L'idée était de bâtir un espace judiciaire européen et de créer un parquet européen qui puisse traiter des dossiers transnationaux. Le constat est simple et dépasse le problème de l'évasion fiscale : tandis que les mafieux et autres trafiquants de drogue ont à leur disposition tous les outils que j'ai décrits pour se jouer des frontières, le juge national, lui, quelle que soit sa bonne volonté, se heurtera toujours aux frontières.
En effet, dès qu'il voudra accéder à un compte ou à une information à l'étranger, en Europe, il devra adresser une requête officielle. Le territoire judiciaire est limité et il lui faudra toujours demander au pays requis de réaliser des investigations pour son compte.
L'idée était que, pour un certain nombre d'infractions parmi les plus graves, qui donnent vraiment lieu à une délinquance transnationale, l'on puisse se doter, à l'image du parquet fédéral américain, d'un organe susceptible d'exercer son action librement à l'intérieur de cet espace judiciaire européen.
Mais on se heurte toujours au pouvoir régalien. On a déjà transféré la monnaie, l'euro, avec tous les problèmes que cela pose et les Etats sont réticents à l'idée d'abandonner ce pouvoir régalien qu'est la justice entre des mains qui ne seraient pas exclusivement nationales.
Quel degré d'Europe voulons-nous ? Il y a l'Europe marchande, celle de la libre circulation, mais, en matière de justice - vous allez me dire que la justice a toujours un train de retard -, on reste toujours derrière nos frontières.

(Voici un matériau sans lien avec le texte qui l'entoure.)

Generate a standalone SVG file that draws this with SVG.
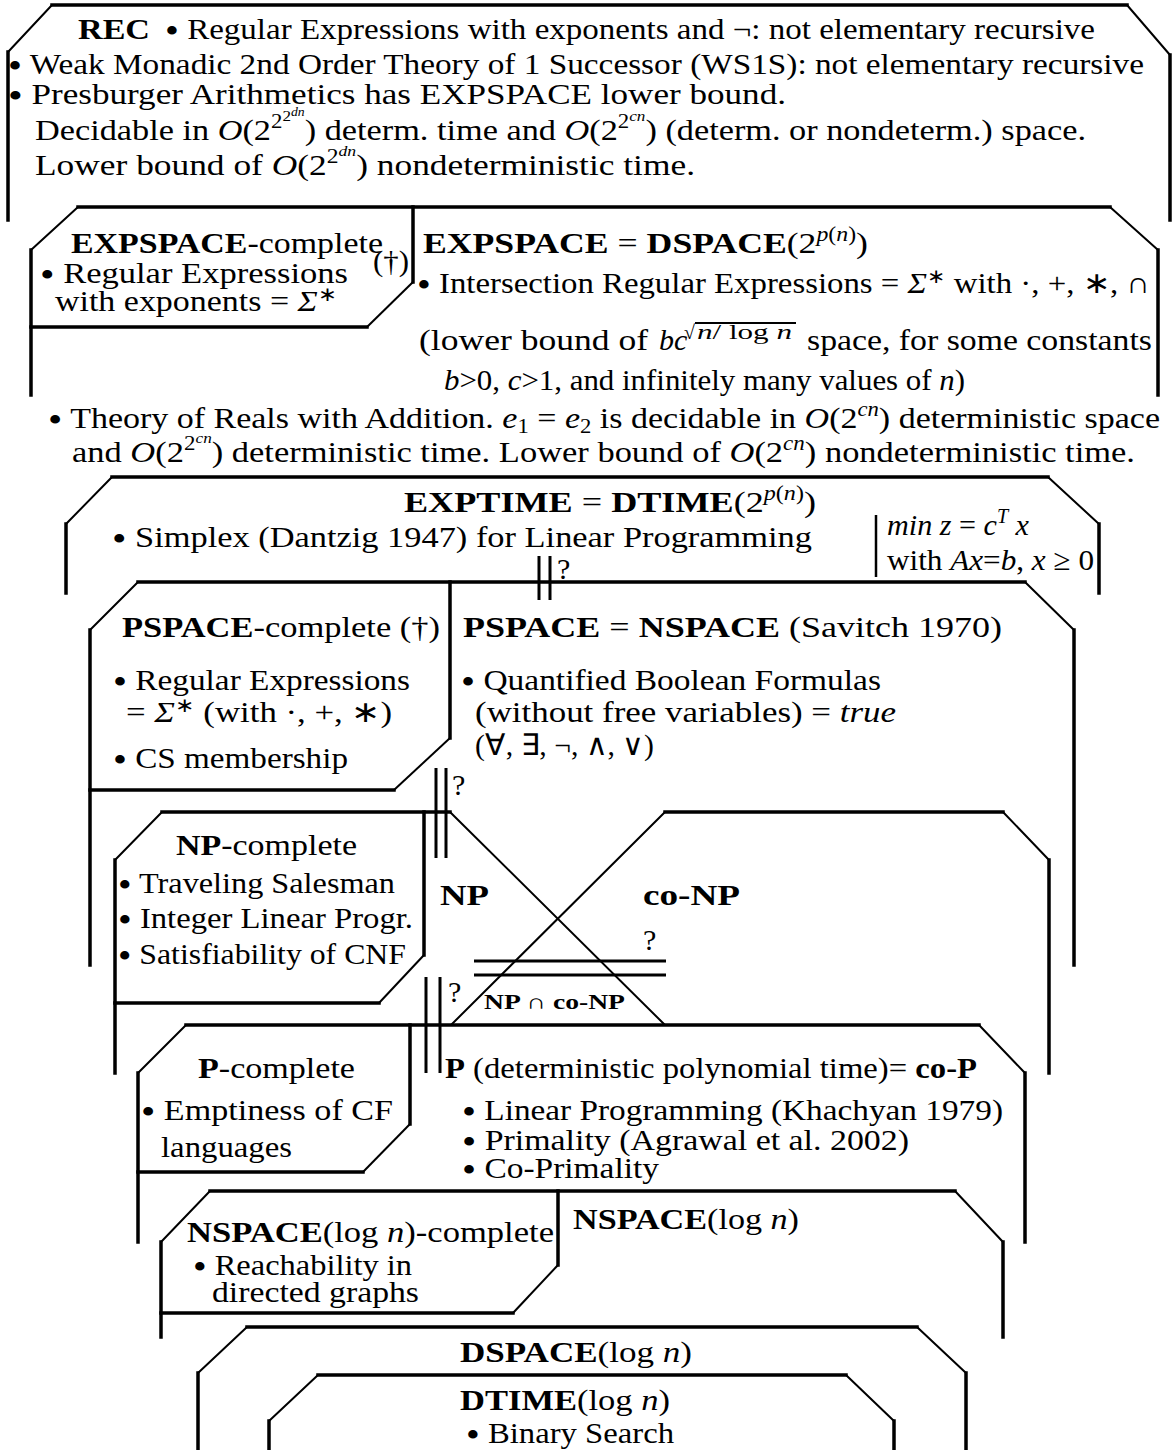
<svg xmlns="http://www.w3.org/2000/svg" width="1174" height="1450" viewBox="0 0 1174 1450">
<style>
text { font-family: "Liberation Serif", "Times New Roman", serif; font-size: 30px; fill: #000; }
.b { font-weight: bold; }
.i { font-style: italic; }
.bu { font-size: 36px; }
.sup { font-size: 20px; }
.sup2 { font-size: 15px; }
.sup3 { font-size: 12px; }
.sm { font-size: 21px; }
.edge { fill: none; stroke: #000; stroke-width: 3.5; stroke-linecap: square; }
.slant { fill: none; stroke: #000; stroke-width: 2; }
.bar { fill: none; stroke: #000; stroke-width: 2.5; }
.q { fill: none; stroke: #000; stroke-width: 3; }
</style>
<rect width="1174" height="1450" fill="#fff"/>

<!-- REC: recursive sets -->
<g id="rec">
  <path class="edge" d="M52,5 H1127 M8,52 V220 M1170,55 V220"/>
  <path class="slant" d="M52,5 L8,52 M1127,5 L1170,55"/>
  <text x="78" y="39" class="b" textLength="72" lengthAdjust="spacingAndGlyphs">REC</text>
  <text x="165" y="39" textLength="930" lengthAdjust="spacingAndGlyphs"><tspan class="bu" dy="4">•</tspan><tspan dy="-4"> Regular Expressions with exponents and ¬: not elementary recursive</tspan></text>
  <text x="8" y="74" textLength="1136" lengthAdjust="spacingAndGlyphs"><tspan class="bu" dy="4">•</tspan><tspan dy="-4"> Weak Monadic 2nd Order Theory of 1 Successor (WS1S): not elementary recursive</tspan></text>
  <text x="8" y="104" textLength="778" lengthAdjust="spacingAndGlyphs"><tspan class="bu" dy="4">•</tspan><tspan dy="-4"> Presburger Arithmetics has EXPSPACE lower bound.</tspan></text>
  <text x="35" y="140" textLength="1051" lengthAdjust="spacingAndGlyphs">Decidable in <tspan class="i">O</tspan>(2<tspan class="sup" dy="-12">2</tspan><tspan class="sup2" dy="-7">2</tspan><tspan class="sup3 i" dy="-5">dn</tspan><tspan dy="24">) determ. time and </tspan><tspan class="i">O</tspan>(2<tspan class="sup" dy="-12">2</tspan><tspan class="sup2 i" dy="-7">cn</tspan><tspan dy="19">) (determ. or nondeterm.) space.</tspan></text>
  <text x="35" y="175" textLength="660" lengthAdjust="spacingAndGlyphs">Lower bound of <tspan class="i">O</tspan>(2<tspan class="sup" dy="-12">2</tspan><tspan class="sup2 i" dy="-7">dn</tspan><tspan dy="19">) nondeterministic time.</tspan></text>
  <text x="48" y="428" textLength="1112" lengthAdjust="spacingAndGlyphs"><tspan class="bu" dy="4">•</tspan><tspan dy="-4"> Theory of Reals with Addition. </tspan><tspan class="i">e</tspan><tspan class="sup" dy="5">1</tspan><tspan dy="-5"> = </tspan><tspan class="i">e</tspan><tspan class="sup" dy="5">2</tspan><tspan dy="-5"> is decidable in </tspan><tspan class="i">O</tspan>(2<tspan class="sup i" dy="-12">cn</tspan><tspan dy="12">) deterministic space</tspan></text>
  <text x="72" y="462" textLength="1063" lengthAdjust="spacingAndGlyphs">and <tspan class="i">O</tspan>(2<tspan class="sup" dy="-12">2</tspan><tspan class="sup2 i" dy="-7">cn</tspan><tspan dy="19">) deterministic time. Lower bound of </tspan><tspan class="i">O</tspan>(2<tspan class="sup i" dy="-12">cn</tspan><tspan dy="12">) nondeterministic time.</tspan></text>
</g>

<!-- EXPSPACE -->
<g id="expspace">
  <path class="edge" d="M78,207 H1110 M31,250 V395 M1158,250 V395"/>
  <path class="slant" d="M78,207 L31,250 M1110,207 L1158,250"/>
  <text x="423" y="253" textLength="445" lengthAdjust="spacingAndGlyphs"><tspan class="b">EXPSPACE</tspan> = <tspan class="b">DSPACE</tspan>(2<tspan class="sup i" dy="-12">p</tspan><tspan class="sup">(</tspan><tspan class="sup i">n</tspan><tspan class="sup">)</tspan><tspan dy="12">)</tspan></text>
  <text x="417" y="293" textLength="733" lengthAdjust="spacingAndGlyphs"><tspan class="bu" dy="4">•</tspan><tspan dy="-4"> Intersection Regular Expressions = </tspan><tspan class="i">Σ</tspan><tspan class="sup" dy="-10">∗</tspan><tspan dy="10"> with ·, +, ∗, ∩</tspan></text>
  <text x="419" y="350" textLength="229" lengthAdjust="spacingAndGlyphs">(lower bound of</text>
  <text x="659" y="350" class="i">b</text>
  <text x="674" y="350" class="i">c</text>
  <text x="684" y="339" class="sup">√</text>
  <path class="slant" d="M695,323 H796" stroke-width="1.5"/>
  <text x="697" y="339" class="sup" textLength="95" lengthAdjust="spacingAndGlyphs"><tspan class="i">n</tspan>/ log <tspan class="i">n</tspan></text>
  <text x="807" y="350" textLength="345" lengthAdjust="spacingAndGlyphs">space, for some constants</text>
  <text x="444" y="390" textLength="521" lengthAdjust="spacingAndGlyphs"><tspan class="i">b</tspan>&gt;0, <tspan class="i">c</tspan>&gt;1, and infinitely many values of <tspan class="i">n</tspan>)</text>
</g>

<!-- EXPSPACE-complete -->
<g id="expspace-complete">
  <path class="edge" d="M413,207 V282 M367,327 H31"/>
  <path class="slant" d="M413,282 L367,327"/>
  <text x="71" y="253" textLength="312" lengthAdjust="spacingAndGlyphs"><tspan class="b">EXPSPACE</tspan>-complete</text>
  <text x="373" y="271" textLength="36" lengthAdjust="spacingAndGlyphs">(†)</text>
  <text x="40" y="283" textLength="308" lengthAdjust="spacingAndGlyphs"><tspan class="bu" dy="4">•</tspan><tspan dy="-4"> Regular Expressions</tspan></text>
  <text x="55" y="311" textLength="282" lengthAdjust="spacingAndGlyphs">with exponents = <tspan class="i">Σ</tspan><tspan class="sup" dy="-10">∗</tspan></text>
</g>

<!-- EXPTIME -->
<g id="exptime">
  <path class="edge" d="M112,477 H1048 M66,524 V593 M1099,524 V593"/>
  <path class="slant" d="M112,477 L66,524 M1048,477 L1099,524"/>
  <path class="bar" d="M876,515 V577"/>
  <text x="404" y="512" textLength="412" lengthAdjust="spacingAndGlyphs"><tspan class="b">EXPTIME</tspan> = <tspan class="b">DTIME</tspan>(2<tspan class="sup i" dy="-12">p</tspan><tspan class="sup">(</tspan><tspan class="sup i">n</tspan><tspan class="sup">)</tspan><tspan dy="12">)</tspan></text>
  <text x="112" y="547" textLength="700" lengthAdjust="spacingAndGlyphs"><tspan class="bu" dy="4">•</tspan><tspan dy="-4"> Simplex (Dantzig 1947) for Linear Programming</tspan></text>
  <text x="887" y="535" textLength="142" lengthAdjust="spacingAndGlyphs"><tspan class="i">min z</tspan> = <tspan class="i">c</tspan><tspan class="sup i" dy="-12">T</tspan><tspan class="i" dy="12"> x</tspan></text>
  <text x="887" y="570" textLength="207" lengthAdjust="spacingAndGlyphs">with <tspan class="i">Ax</tspan>=<tspan class="i">b</tspan>, <tspan class="i">x</tspan> ≥ 0</text>
</g>

<!-- PSPACE -->
<g id="pspace">
  <path class="edge" d="M138,582 H1025 M90,630 V965 M1074,630 V965"/>
  <path class="slant" d="M138,582 L90,630 M1025,582 L1074,630"/>
  <text x="463" y="637" textLength="539" lengthAdjust="spacingAndGlyphs"><tspan class="b">PSPACE</tspan> = <tspan class="b">NSPACE</tspan> (Savitch 1970)</text>
  <text x="461" y="690" textLength="420" lengthAdjust="spacingAndGlyphs"><tspan class="bu" dy="4">•</tspan><tspan dy="-4"> Quantified Boolean Formulas</tspan></text>
  <text x="475" y="722" textLength="421" lengthAdjust="spacingAndGlyphs">(without free variables) = <tspan class="i">true</tspan></text>
  <text x="475" y="755" textLength="179" lengthAdjust="spacingAndGlyphs">(∀, ∃, ¬, ∧, ∨)</text>
</g>

<!-- PSPACE-complete -->
<g id="pspace-complete">
  <path class="edge" d="M450,582 V738 M394,790 H90"/>
  <path class="slant" d="M450,738 L394,790"/>
  <text x="122" y="637" textLength="318" lengthAdjust="spacingAndGlyphs"><tspan class="b">PSPACE</tspan>-complete (†)</text>
  <text x="113" y="690" textLength="297" lengthAdjust="spacingAndGlyphs"><tspan class="bu" dy="4">•</tspan><tspan dy="-4"> Regular Expressions</tspan></text>
  <text x="126" y="722" textLength="266" lengthAdjust="spacingAndGlyphs">= <tspan class="i">Σ</tspan><tspan class="sup" dy="-10">∗</tspan><tspan dy="10"> (with ·, +, ∗)</tspan></text>
  <text x="113" y="768" textLength="235" lengthAdjust="spacingAndGlyphs"><tspan class="bu" dy="4">•</tspan><tspan dy="-4"> CS membership</tspan></text>
</g>

<!-- NP -->
<g id="np">
  <path class="edge" d="M162,812 H450 M115,860 V1073"/>
  <path class="slant" d="M162,812 L115,860 M450,812 L665,1025"/>
  <text x="440" y="905" class="b" textLength="49" lengthAdjust="spacingAndGlyphs">NP</text>
</g>

<!-- NP-complete -->
<g id="np-complete">
  <path class="edge" d="M424,812 V955 M379,1003 H115"/>
  <path class="slant" d="M424,955 L379,1003"/>
  <text x="176" y="855" textLength="181" lengthAdjust="spacingAndGlyphs"><tspan class="b">NP</tspan>-complete</text>
  <text x="118" y="893" textLength="277" lengthAdjust="spacingAndGlyphs"><tspan class="bu" dy="4">•</tspan><tspan dy="-4"> Traveling Salesman</tspan></text>
  <text x="118" y="928" textLength="295" lengthAdjust="spacingAndGlyphs"><tspan class="bu" dy="4">•</tspan><tspan dy="-4"> Integer Linear Progr.</tspan></text>
  <text x="118" y="964" textLength="288" lengthAdjust="spacingAndGlyphs"><tspan class="bu" dy="4">•</tspan><tspan dy="-4"> Satisfiability of CNF</tspan></text>
</g>

<!-- co-NP -->
<g id="conp">
  <path class="edge" d="M665,812 H1003 M1049,860 V1073"/>
  <path class="slant" d="M665,812 L451,1025 M1003,812 L1049,860"/>
  <text x="643" y="905" class="b" textLength="97" lengthAdjust="spacingAndGlyphs">co-NP</text>
</g>

<!-- NP ∩ co-NP -->
<g id="np-conp">
  <text x="484" y="1009" class="b sm" textLength="141" lengthAdjust="spacingAndGlyphs">NP ∩ co-NP</text>
</g>

<!-- P -->
<g id="p">
  <path class="edge" d="M186,1025 H979 M138,1073 V1242 M1025,1073 V1242"/>
  <path class="slant" d="M186,1025 L138,1073 M979,1025 L1025,1073"/>
  <text x="445" y="1078" textLength="532" lengthAdjust="spacingAndGlyphs"><tspan class="b">P</tspan> (deterministic polynomial time)= <tspan class="b">co-P</tspan></text>
  <text x="462" y="1120" textLength="541" lengthAdjust="spacingAndGlyphs"><tspan class="bu" dy="4">•</tspan><tspan dy="-4"> Linear Programming (Khachyan 1979)</tspan></text>
  <text x="462" y="1150" textLength="447" lengthAdjust="spacingAndGlyphs"><tspan class="bu" dy="4">•</tspan><tspan dy="-4"> Primality (Agrawal et al. 2002)</tspan></text>
  <text x="462" y="1178" textLength="197" lengthAdjust="spacingAndGlyphs"><tspan class="bu" dy="4">•</tspan><tspan dy="-4"> Co-Primality</tspan></text>
</g>

<!-- P-complete -->
<g id="p-complete">
  <path class="edge" d="M410,1025 V1124 M363,1172 H138"/>
  <path class="slant" d="M410,1124 L363,1172"/>
  <text x="198" y="1078" textLength="157" lengthAdjust="spacingAndGlyphs"><tspan class="b">P</tspan>-complete</text>
  <text x="141" y="1120" textLength="252" lengthAdjust="spacingAndGlyphs"><tspan class="bu" dy="4">•</tspan><tspan dy="-4"> Emptiness of CF</tspan></text>
  <text x="161" y="1157" textLength="131" lengthAdjust="spacingAndGlyphs">languages</text>
</g>

<!-- NSPACE(log n) -->
<g id="nspace">
  <path class="edge" d="M210,1191 H955 M161,1242 V1337 M1003,1242 V1337"/>
  <path class="slant" d="M210,1191 L161,1242 M955,1191 L1003,1242"/>
  <text x="573" y="1229" textLength="226" lengthAdjust="spacingAndGlyphs"><tspan class="b">NSPACE</tspan>(log <tspan class="i">n</tspan>)</text>
</g>

<!-- NSPACE(log n)-complete -->
<g id="nspace-complete">
  <path class="edge" d="M558,1191 V1265 M513,1313 H161"/>
  <path class="slant" d="M558,1265 L513,1313"/>
  <text x="187" y="1242" textLength="367" lengthAdjust="spacingAndGlyphs"><tspan class="b">NSPACE</tspan>(log <tspan class="i">n</tspan>)-complete</text>
  <text x="193" y="1275" textLength="219" lengthAdjust="spacingAndGlyphs"><tspan class="bu" dy="4">•</tspan><tspan dy="-4"> Reachability in</tspan></text>
  <text x="212" y="1302" textLength="207" lengthAdjust="spacingAndGlyphs">directed graphs</text>
</g>

<!-- DSPACE(log n) -->
<g id="dspace">
  <path class="edge" d="M247,1327 H917 M198,1373 V1450 M966,1373 V1450"/>
  <path class="slant" d="M247,1327 L198,1373 M917,1327 L966,1373"/>
  <text x="460" y="1362" textLength="232" lengthAdjust="spacingAndGlyphs"><tspan class="b">DSPACE</tspan>(log <tspan class="i">n</tspan>)</text>
</g>

<!-- DTIME(log n) -->
<g id="dtime">
  <path class="edge" d="M318,1375 H846 M269,1421 V1450 M894,1421 V1450"/>
  <path class="slant" d="M318,1375 L269,1421 M846,1375 L894,1421"/>
  <text x="460" y="1410" textLength="210" lengthAdjust="spacingAndGlyphs"><tspan class="b">DTIME</tspan>(log <tspan class="i">n</tspan>)</text>
  <text x="466" y="1443" textLength="208" lengthAdjust="spacingAndGlyphs"><tspan class="bu" dy="4">•</tspan><tspan dy="-4"> Binary Search</tspan></text>
</g>

<!-- open inclusion questions: double bars marked "?" -->
<g id="connectors">
  <path class="q" d="M539,556 V600 M550,556 V600"/>
  <text x="557" y="579">?</text>
  <path class="q" d="M436,768 V858 M446,768 V858"/>
  <text x="452" y="795">?</text>
  <path class="q" d="M474,961 H666 M474,975 H666"/>
  <text x="643" y="950">?</text>
  <path class="q" d="M426,977 V1073 M440,977 V1073"/>
  <text x="448" y="1002">?</text>
</g>
</svg>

On a certes créé Eurojust, qui a son utilité, mais qui se limite à un rôle d'assistance. Cet outil va surtout faciliter les contacts entre les juges européens et ceux des pays avec lesquels des accords ont été conclus, comme la Suisse. Il permettra ainsi à un juge espagnol de rencontrer un juge français ou un juge suisse.
Mais, sur le plan politique, on n'a pas voulu se doter d'un parquet européen disposant réellement de prérogatives sur le territoire de l'Union. Voilà un vrai sujet.